Plug-in Solar Panel: The User Friendly Solar Panel
Costs might be one of the primary “scare” factors for solar energy systems, but for some people, the installation, setup, and maintenance procedures look just as dreadful. There are some people that simply do not want to meddle with battery banks or monitor the solar energy system’s load balancing.
Is there a way to simplify things down then for these people? Well, there is a certain kind of solar panel could make things a lot easier, in fact all you really have to do with it is to plug it in any available power outlet.
Plug ‘n Use Solar Energy
Refining the description already mentioned above, plug-in solar panels are solar panels that can be plugged to an outlet in your home to provide additional electricity. The panel is designed as a “support unit”, and depending on the amount of sunlight it receives, it would provide auxiliary power to your home. Most of these kinds of solar panels are usually available in pieces, and are not introduced in arrays or sets. The most obvious advantage of these kinds of solar panels is that there is absolutely no technical expertise necessary. All you have to do is to find a good spot in the roof, place it there (using DIY installation components), and plug away.

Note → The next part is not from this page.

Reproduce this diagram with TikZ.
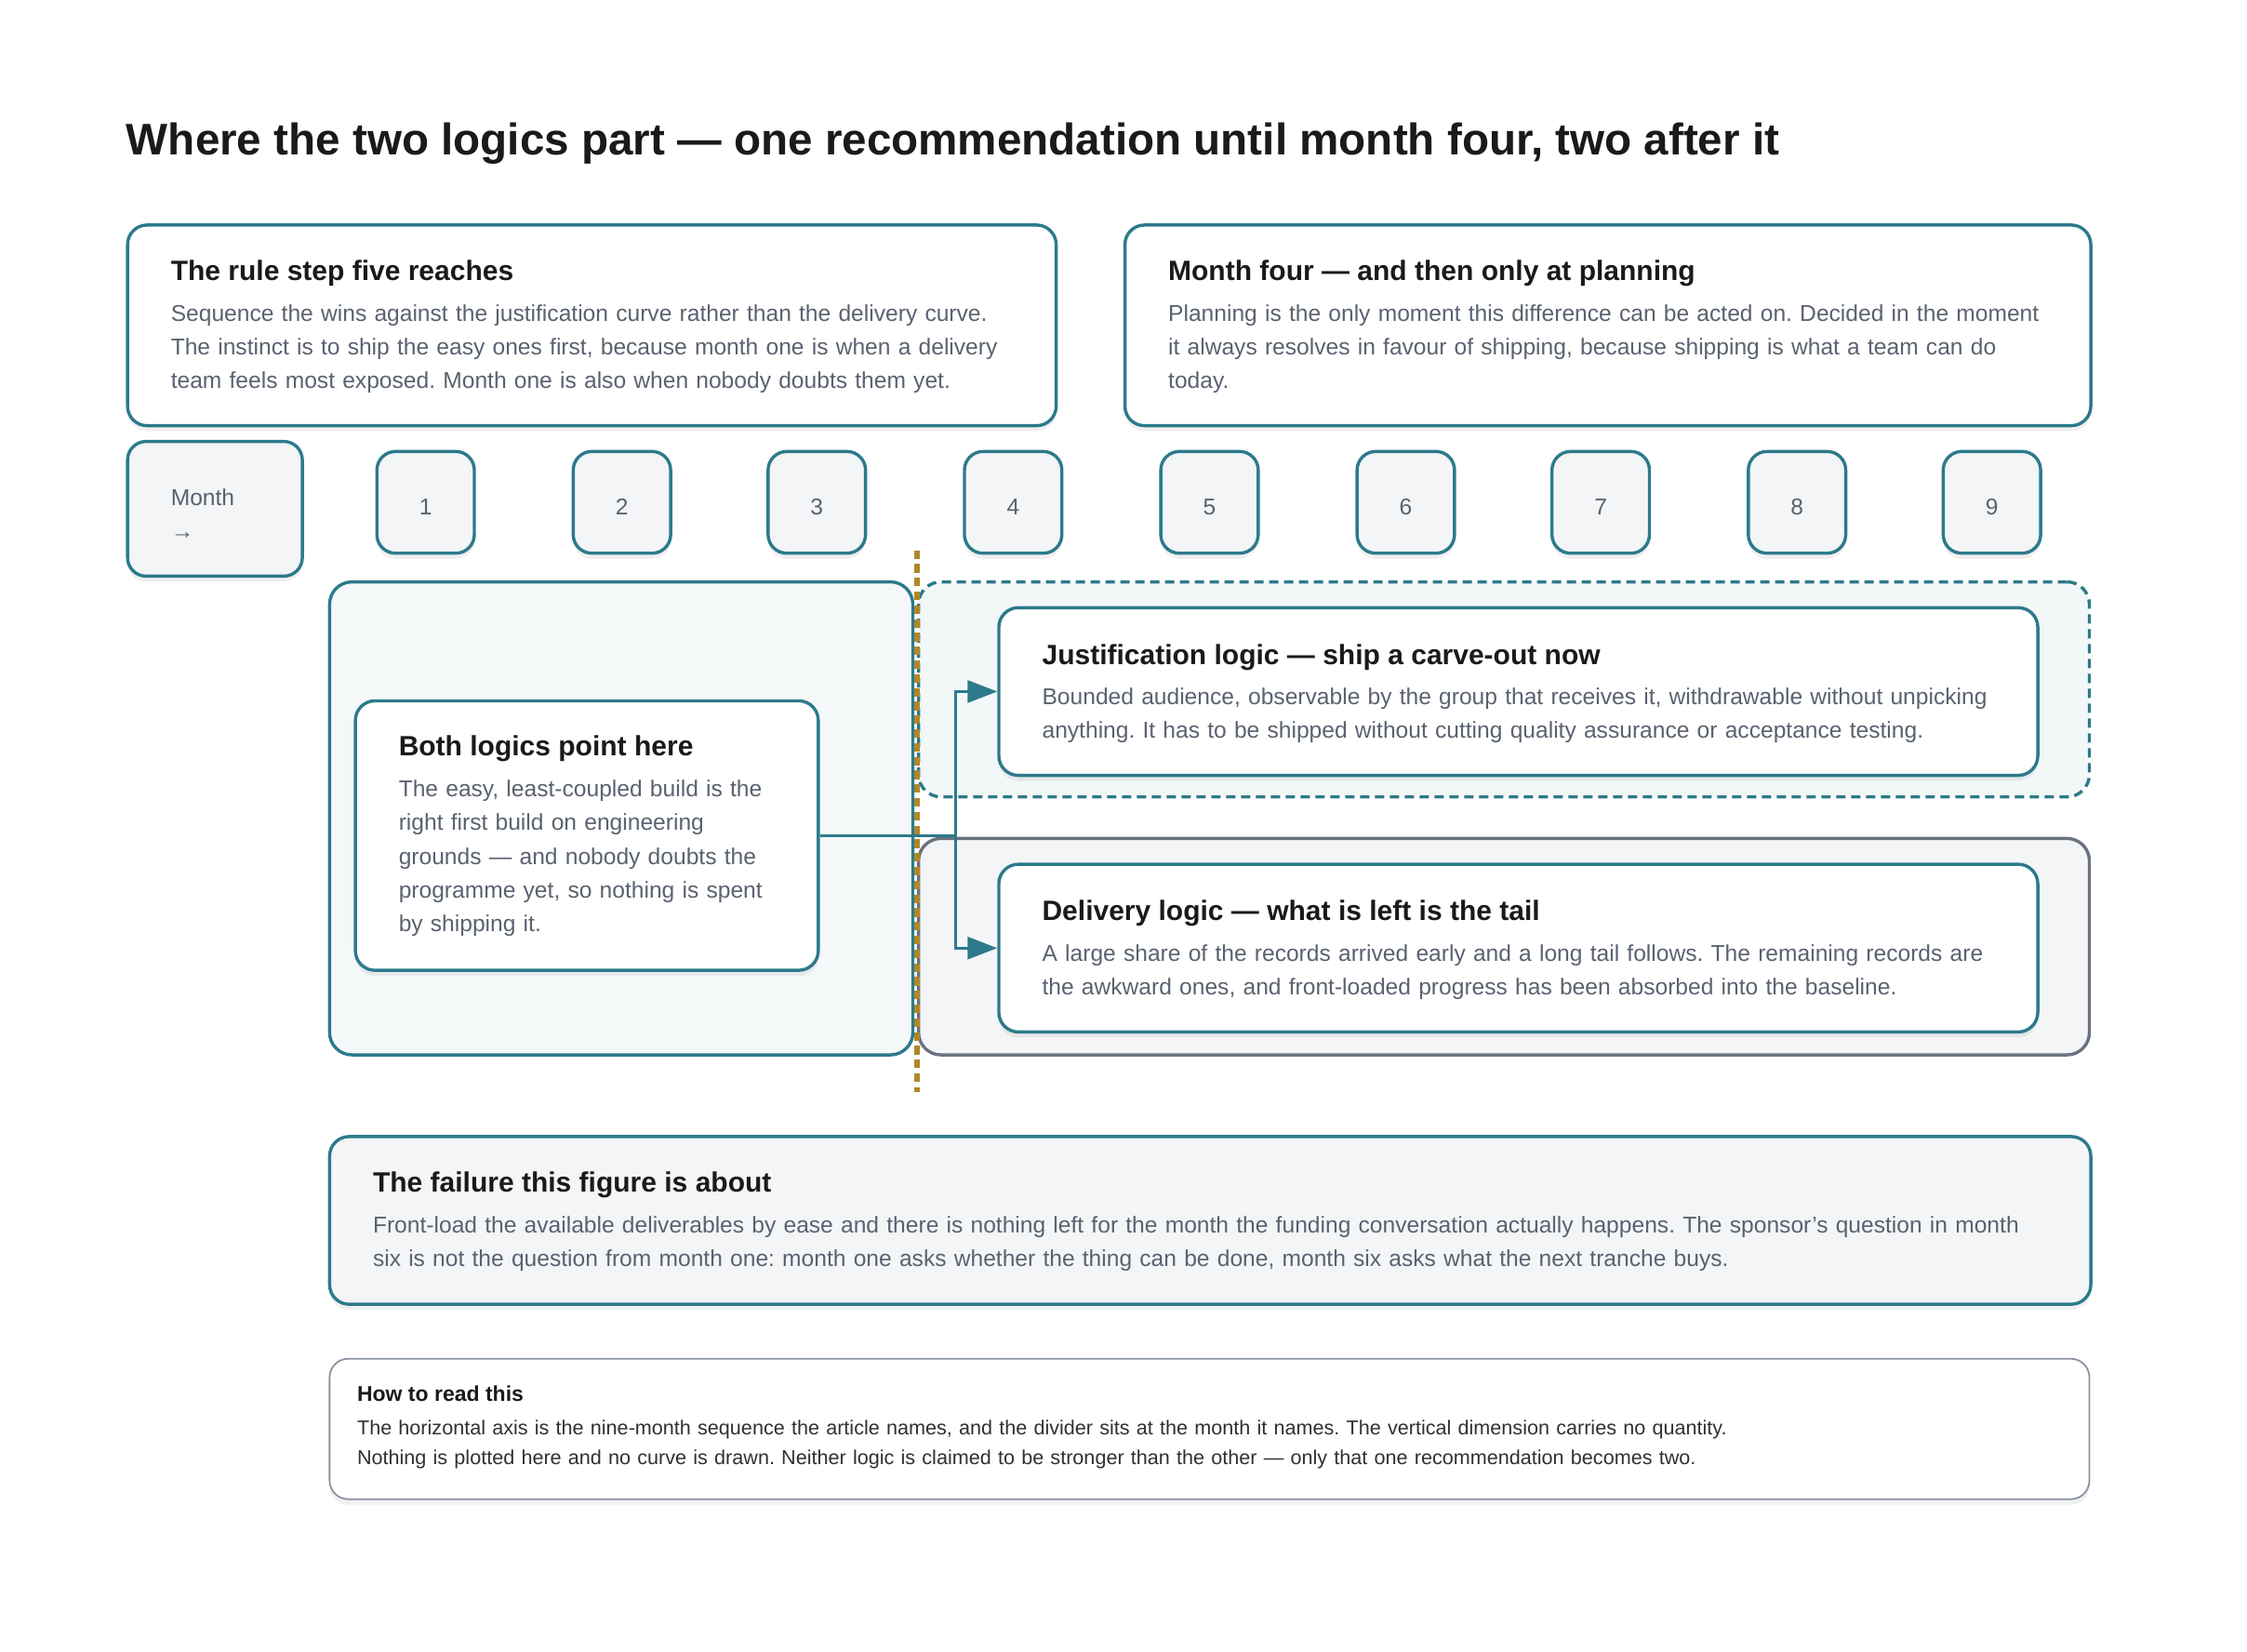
\documentclass[tikz,border=0pt]{standalone}
\usepackage{fontspec}
\setmainfont{Liberation Sans}
\usetikzlibrary{arrows.meta,fit,shadows}
\definecolor{tealc}{HTML}{2C7A8B}
\definecolor{grayc}{HTML}{6B7280}
\definecolor{howc}{HTML}{8A93A3}
\definecolor{goldc}{HTML}{B0872A}
\definecolor{headc}{HTML}{1A1A1A}
\definecolor{bodyc}{HTML}{5A6270}
\definecolor{fillg}{HTML}{F3F5F7}
\definecolor{fillt}{HTML}{F4F8F9}
\definecolor{fillj}{HTML}{F2F7F8}
\frenchspacing
\begin{document}
\begin{tikzpicture}[x=0.770408pt,y=-0.770408pt,
  shad/.style={drop shadow={shadow xshift=0pt,shadow yshift=-3pt,fill=black,opacity=0.06}},
  card/.style={draw=tealc,line width=1.7pt,rounded corners=10.5pt,fill=white,inner sep=0pt,shad},
  numbox/.style={draw=tealc,line width=1.7pt,rounded corners=10pt,fill=fillg,inner sep=0pt,shad},
  numlab/.style={anchor=base,inner sep=0pt,text=bodyc,font=\fontsize{12.3}{15}\selectfont},
  grp/.style={draw=tealc,line width=1.7pt,rounded corners=12pt,fill=fillt,inner sep=0pt},
  dgrp/.style={draw=tealc,line width=1.7pt,rounded corners=12pt,fill=fillj,inner sep=0pt,dash pattern=on 5pt off 3pt},
  ggrp/.style={draw=grayc,line width=1.7pt,rounded corners=12pt,fill=fillg,inner sep=0pt},
  howbox/.style={draw=howc,line width=0.9pt,rounded corners=10pt,fill=white,inner sep=0pt,shad},
  head/.style={anchor=base west,inner sep=0pt,font=\fontsize{15}{18}\selectfont\bfseries,text=headc},
  body/.style={anchor=base west,inner sep=0pt,font=\fontsize{12.3}{18.1}\selectfont,text=bodyc,text width=620pt,align=left},
  hhead/.style={anchor=base west,inner sep=0pt,font=\fontsize{11.5}{14}\selectfont\bfseries,text=headc},
  hbody/.style={anchor=base west,inner sep=0pt,font=\fontsize{10.8}{16.2}\selectfont,text=headc!90,text width=900pt,align=left},
  divider/.style={draw=goldc,line width=3pt,dash pattern=on 4.6pt off 2.8pt},
  conn/.style={draw=tealc,line width=1.35pt}
]
\useasboundingbox (0,0) rectangle (1568,1152.63);

% title
\node[anchor=base west,inner sep=0pt,font=\fontsize{23.8}{28}\selectfont\bfseries,text=headc] (title) at (88,108)
  {Where the two logics part — one recommendation until month four, two after it};

% top cards
\node[card,fit={(89,157) (737,297)}] (rule) {};
\node[head] (ruleh) at (119,195.5) {The rule step five reaches};
\node[body] (ruleb) at (119,224) {Sequence the wins against the justification curve rather than the delivery curve.\\
The instinct is to ship the easy ones first, because month one is when a delivery\\
team feels most exposed. Month one is also when nobody doubts them yet.};

\node[card,fit={(785,157) (1459,297)}] (four) {};
\node[head] (fourh) at (815,195.5) {Month four — and then only at planning};
\node[body] (fourb) at (815,224) {Planning is the only moment this difference can be acted on. Decided in the moment\\
it always resolves in favour of shipping, because shipping is what a team can do\\
today.};

% month axis
\node[numbox,fit={(89,308) (211,402)}] (month) {};
\node[body] (monthl) at (119,352.5) {Month\\→};
\foreach \i/\x in {1/297,2/434,3/570,4/707,5/844,6/981,7/1117,8/1254,9/1390}{
  \node[numbox,fit={(\x-34,315) (\x+34,386)}] (m\i) {};
  \node[numlab] (n\i) at (\x,359.5) {\i};
}

% groups
\node[grp,fit={(230,406) (637,736)}] (leftgrp) {};
\node[dgrp,fit={(641,406) (1458,556)}] (justgrp) {};
\node[ggrp,fit={(641,585) (1458,736)}] (delgrp) {};

% divider
\coordinate (dtop) at (640,384);
\coordinate (dbot) at (640,762);
\draw[divider] (dtop) -- (dbot);

% inner cards
\node[card,fit={(248,489) (571,677)}] (both) {};
\node[head] (bothh) at (278,527.5) {Both logics point here};
\node[body] (bothb) at (278,556) {The easy, least-coupled build is the\\
right first build on engineering\\
grounds — and nobody doubts the\\
programme yet, so nothing is spent\\
by shipping it.};

\node[card,fit={(697,424) (1422,541)}] (just) {};
\node[head] (justh) at (727,463.5) {Justification logic — ship a carve-out now};
\node[body] (justb) at (727,491.5) {Bounded audience, observable by the group that receives it, withdrawable without unpicking\\
anything. It has to be shipped without cutting quality assurance or acceptance testing.};

\node[card,fit={(697,603) (1422,720)}] (deliv) {};
\node[head] (delivh) at (727,642.5) {Delivery logic — what is left is the tail};
\node[body] (delivb) at (727,670.5) {A large share of the records arrived early and a long tail follows. The remaining records are\\
the awkward ones, and front-loaded progress has been absorbed into the baseline.};

% connectors
\coordinate (split) at (667,583);
\draw[conn] (both.east) -- (split);
\draw[conn,-{Triangle[length=16pt,width=12pt]}] (split) |- (just.west);
\draw[conn,-{Triangle[length=16pt,width=12pt]}] (split) |- (deliv.west);

% failure
\node[card,fill=fillg,fit={(230,793) (1459,910)}] (fail) {};
\node[head] (failh) at (260,832) {The failure this figure is about};
\node[body,text width=1000pt] (failb) at (260,860) {Front-load the available deliverables by ease and there is nothing left for the month the funding conversation actually happens. The sponsor’s question in month\\
six is not the question from month one: month one asks whether the thing can be done, month six asks what the next tranche buys.};

% how to read
\node[howbox,fit={(230,948) (1458,1046)}] (how) {};
\node[hhead] (howh) at (249,977.5) {How to read this};
\node[hbody] (howb) at (249,1001) {The horizontal axis is the nine-month sequence the article names, and the divider sits at the month it names. The vertical dimension carries no quantity.\\
Nothing is plotted here and no curve is drawn. Neither logic is claimed to be stronger than the other — only that one recommendation becomes two.};
\end{tikzpicture}
\end{document}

“Wait, so it’s a solar energy system that does not need batteries to work?” That’s right, since it’s a plug-in device there are no batteries, and thus no active load balancing, needed for it to function properly. The secret to this innovative concept is a piece of technology that is called a micro-inverter. The micro-inverter functions exactly like a typical inverter, converting solar DC power to standard grid (110/220V) AC power, only that it is a lot smaller. It is what enables the plug-in solar panel to plug in directly to your outlet.
Since these panels only come in one piece, wattage rates are usually higher compared to regular panels. This is to maximize the maximum available power to the panel, and probably also to keep it more economically available through a “dense” product package. Of course, this does not mean that you cannot use two or more panels together, because depending on the setup recommended by the manufacturer, you might be able to use many panels in an array that looks no different from an ordinary solar energy system.

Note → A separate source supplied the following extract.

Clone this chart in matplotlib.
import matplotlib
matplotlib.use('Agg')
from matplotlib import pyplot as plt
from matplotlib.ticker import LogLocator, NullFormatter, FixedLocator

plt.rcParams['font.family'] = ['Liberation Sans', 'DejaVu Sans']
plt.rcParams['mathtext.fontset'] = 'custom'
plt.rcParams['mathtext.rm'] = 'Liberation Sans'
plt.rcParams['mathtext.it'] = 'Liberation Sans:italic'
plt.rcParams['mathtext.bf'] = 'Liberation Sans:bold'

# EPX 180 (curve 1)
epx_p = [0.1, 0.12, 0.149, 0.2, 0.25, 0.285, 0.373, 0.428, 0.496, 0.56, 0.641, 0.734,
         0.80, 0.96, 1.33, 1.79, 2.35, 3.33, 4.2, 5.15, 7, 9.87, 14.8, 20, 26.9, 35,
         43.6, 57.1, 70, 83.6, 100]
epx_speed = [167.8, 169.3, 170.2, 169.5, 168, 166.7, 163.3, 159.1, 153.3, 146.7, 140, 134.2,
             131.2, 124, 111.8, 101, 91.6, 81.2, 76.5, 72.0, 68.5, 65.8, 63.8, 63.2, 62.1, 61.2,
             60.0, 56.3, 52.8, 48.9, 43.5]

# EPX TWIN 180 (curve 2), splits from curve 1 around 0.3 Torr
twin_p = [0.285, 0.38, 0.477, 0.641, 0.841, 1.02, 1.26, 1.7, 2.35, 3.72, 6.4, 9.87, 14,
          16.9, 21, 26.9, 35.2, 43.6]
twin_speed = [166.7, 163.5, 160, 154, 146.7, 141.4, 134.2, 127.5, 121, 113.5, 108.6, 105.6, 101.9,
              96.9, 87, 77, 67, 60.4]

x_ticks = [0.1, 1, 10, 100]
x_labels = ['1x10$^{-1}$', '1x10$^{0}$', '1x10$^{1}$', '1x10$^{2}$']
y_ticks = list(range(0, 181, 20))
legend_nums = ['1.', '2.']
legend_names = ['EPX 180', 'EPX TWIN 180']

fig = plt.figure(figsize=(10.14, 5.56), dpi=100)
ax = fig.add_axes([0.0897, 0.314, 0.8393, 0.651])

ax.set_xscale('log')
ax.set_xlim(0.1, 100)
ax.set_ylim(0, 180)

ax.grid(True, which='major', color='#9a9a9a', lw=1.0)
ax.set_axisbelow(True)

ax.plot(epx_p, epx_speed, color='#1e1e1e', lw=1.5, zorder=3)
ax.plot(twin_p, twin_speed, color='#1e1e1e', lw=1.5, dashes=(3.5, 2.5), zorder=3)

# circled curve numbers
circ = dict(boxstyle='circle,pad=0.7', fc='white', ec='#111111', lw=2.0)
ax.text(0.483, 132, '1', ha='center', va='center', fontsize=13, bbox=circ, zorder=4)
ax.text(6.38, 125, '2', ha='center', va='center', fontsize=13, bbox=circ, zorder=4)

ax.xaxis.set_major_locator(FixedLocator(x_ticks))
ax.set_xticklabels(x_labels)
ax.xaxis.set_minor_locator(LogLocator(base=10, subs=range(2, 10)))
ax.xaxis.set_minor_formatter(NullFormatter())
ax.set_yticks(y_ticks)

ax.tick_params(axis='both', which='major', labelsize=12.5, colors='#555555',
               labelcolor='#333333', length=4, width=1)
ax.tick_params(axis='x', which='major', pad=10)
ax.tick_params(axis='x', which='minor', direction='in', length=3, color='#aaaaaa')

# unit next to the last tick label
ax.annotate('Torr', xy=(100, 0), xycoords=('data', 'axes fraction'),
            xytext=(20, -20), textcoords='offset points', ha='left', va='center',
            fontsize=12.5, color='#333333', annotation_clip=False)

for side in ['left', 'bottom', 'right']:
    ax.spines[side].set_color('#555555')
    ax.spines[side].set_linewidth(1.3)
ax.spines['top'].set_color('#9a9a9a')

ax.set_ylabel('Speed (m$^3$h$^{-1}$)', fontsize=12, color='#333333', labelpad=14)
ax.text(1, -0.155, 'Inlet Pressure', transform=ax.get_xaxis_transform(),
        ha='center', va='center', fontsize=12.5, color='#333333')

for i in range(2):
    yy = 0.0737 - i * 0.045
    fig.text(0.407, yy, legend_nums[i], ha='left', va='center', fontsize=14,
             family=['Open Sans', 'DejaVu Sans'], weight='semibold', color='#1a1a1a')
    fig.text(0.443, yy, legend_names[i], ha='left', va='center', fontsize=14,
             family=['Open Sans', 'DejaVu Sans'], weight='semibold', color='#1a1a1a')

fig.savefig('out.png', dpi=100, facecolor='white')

Plug-in Solar Panel Examples
The idea for the plug-in solar panels seems to have been thought up by people for a long time already, although it has only been during the last few years that the technology was advanced enough to make it a reality. Nevertheless, most of the plug-in solar panel products that are being marketed now have just made it to the production line quite recently.
- For instance, the Plug-N-Play Solar Panels of ONYX have just become available about half a year ago, last January 2012. The product is described as a DIY kit, and can be adjusted or custom installed using a number of different components that can simply be bought out of a hardware store. The wattage rating of these plug-in solar panels is at 330 watts.

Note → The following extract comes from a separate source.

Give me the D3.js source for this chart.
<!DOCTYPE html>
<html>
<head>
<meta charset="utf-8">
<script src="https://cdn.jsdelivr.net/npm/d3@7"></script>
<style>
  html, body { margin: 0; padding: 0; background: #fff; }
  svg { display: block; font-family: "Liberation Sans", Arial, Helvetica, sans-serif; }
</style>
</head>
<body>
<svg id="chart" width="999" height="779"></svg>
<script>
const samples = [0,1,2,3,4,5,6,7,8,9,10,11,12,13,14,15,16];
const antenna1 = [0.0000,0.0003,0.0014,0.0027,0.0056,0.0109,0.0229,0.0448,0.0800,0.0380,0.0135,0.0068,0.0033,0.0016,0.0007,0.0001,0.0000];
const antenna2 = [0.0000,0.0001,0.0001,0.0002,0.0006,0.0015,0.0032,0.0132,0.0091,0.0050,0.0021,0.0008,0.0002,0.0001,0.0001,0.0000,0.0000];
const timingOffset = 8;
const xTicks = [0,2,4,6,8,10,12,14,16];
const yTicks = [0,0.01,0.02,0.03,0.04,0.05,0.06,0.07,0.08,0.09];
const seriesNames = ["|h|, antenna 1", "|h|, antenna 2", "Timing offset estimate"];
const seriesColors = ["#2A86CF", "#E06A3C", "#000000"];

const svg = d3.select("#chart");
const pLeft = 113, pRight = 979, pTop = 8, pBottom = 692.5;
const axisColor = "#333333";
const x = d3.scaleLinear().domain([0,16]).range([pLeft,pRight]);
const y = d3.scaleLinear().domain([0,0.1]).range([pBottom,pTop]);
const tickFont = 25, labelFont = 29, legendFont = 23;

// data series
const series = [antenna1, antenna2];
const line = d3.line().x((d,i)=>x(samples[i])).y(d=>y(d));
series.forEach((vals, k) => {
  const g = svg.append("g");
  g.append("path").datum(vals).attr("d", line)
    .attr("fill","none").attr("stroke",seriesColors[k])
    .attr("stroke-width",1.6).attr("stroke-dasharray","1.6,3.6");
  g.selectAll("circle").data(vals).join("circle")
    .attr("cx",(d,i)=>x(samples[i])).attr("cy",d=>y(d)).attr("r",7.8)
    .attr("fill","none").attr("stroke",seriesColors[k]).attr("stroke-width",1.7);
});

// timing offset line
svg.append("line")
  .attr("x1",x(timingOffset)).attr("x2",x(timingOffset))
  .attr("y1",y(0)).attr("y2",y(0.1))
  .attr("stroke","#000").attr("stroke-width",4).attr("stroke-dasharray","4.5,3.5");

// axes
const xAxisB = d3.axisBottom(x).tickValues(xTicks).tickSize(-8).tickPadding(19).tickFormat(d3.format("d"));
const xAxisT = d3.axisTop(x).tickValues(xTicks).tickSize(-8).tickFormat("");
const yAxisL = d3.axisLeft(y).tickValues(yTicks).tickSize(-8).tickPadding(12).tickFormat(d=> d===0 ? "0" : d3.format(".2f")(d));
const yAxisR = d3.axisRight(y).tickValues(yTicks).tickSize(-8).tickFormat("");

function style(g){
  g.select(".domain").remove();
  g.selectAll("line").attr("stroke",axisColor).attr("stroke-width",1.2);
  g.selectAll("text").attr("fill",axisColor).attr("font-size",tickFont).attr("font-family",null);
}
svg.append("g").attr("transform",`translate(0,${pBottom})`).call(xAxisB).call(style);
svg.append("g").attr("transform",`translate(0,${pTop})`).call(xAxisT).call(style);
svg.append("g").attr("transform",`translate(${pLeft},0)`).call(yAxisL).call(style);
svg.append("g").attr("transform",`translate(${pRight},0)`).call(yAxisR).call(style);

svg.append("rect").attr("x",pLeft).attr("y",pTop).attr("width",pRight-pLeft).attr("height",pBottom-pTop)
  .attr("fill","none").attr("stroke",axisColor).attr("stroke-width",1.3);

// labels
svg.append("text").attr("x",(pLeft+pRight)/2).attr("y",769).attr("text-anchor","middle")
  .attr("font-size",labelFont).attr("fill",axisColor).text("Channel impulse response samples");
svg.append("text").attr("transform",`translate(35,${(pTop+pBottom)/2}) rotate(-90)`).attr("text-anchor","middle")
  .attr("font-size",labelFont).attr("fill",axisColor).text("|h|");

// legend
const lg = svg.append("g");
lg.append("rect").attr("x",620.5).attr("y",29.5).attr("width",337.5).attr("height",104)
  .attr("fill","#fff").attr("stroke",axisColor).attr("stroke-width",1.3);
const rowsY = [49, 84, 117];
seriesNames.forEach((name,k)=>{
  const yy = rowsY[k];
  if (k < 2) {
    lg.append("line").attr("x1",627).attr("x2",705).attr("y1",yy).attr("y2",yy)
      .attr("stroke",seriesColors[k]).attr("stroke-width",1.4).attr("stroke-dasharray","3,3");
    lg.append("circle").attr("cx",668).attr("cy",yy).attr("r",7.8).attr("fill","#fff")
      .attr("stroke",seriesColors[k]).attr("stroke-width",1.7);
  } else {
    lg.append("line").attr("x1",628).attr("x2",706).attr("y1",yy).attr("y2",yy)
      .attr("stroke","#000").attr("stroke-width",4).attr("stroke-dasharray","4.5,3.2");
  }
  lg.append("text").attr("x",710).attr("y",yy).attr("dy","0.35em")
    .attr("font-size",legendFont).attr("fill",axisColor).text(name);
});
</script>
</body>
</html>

- SpinRay Energy, a company that offers various solar energy solutions, offers a “cumulative” alternative to the standard single panel configuration. Their plug-in solar energy system can accommodate up to five solar panels, providing a total of 1000 watts of extra power for your home. You can still use just one panel if that is only what you need however.
It is interesting to note that although these panels plug in directly, it does not need to always function that way. You could always remove the micro-inverter and use it like a normal solar panel. This could open possibilities where a solar energy system can be set up step by step, level by level, buying the panels first (and be able to use it already), then gradually buying the batteries and all the needed components later.